4. **No Clear Temporal Clustering:** In the "Thinking" panel, high-importance steps do not appear to cluster in specific phases (e.g., only at the beginning or end); they are distributed across the entire timeline.
### Interpretation
This visualization likely represents the output of an analytical model (e.g., from AI interpretability research) that scores the importance of individual reasoning steps in a language model's process. The "Question" panel may analyze the model's processing of an input query, while the "Thinking" panel analyzes its internal chain-of-thought or generation process.

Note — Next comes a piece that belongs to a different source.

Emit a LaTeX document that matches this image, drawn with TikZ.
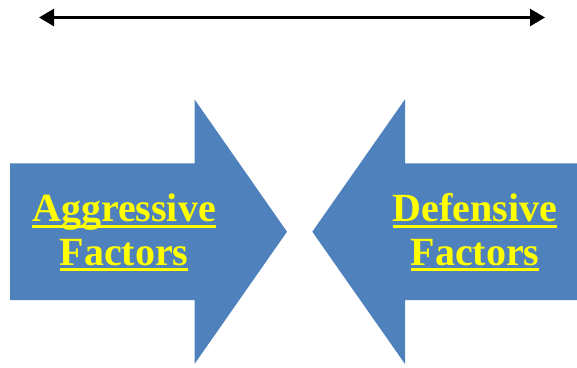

The data suggests that meaningful "reasoning" is not a continuous, uniformly important process. Instead, it is characterized by long periods of low-importance computation punctuated by brief, critical moments of high importance. The low mean score (0.347) and ratio (0.226) quantify this sparsity, indicating that only about 22.6% of the steps contribute significantly above the average. This pattern is consistent across both the initial question analysis and the extended thinking phase, though the latter operates on a much larger scale. The chart effectively argues that identifying these sparse, high-importance "spikes" is key to understanding the model's reasoning efficiency and decision points.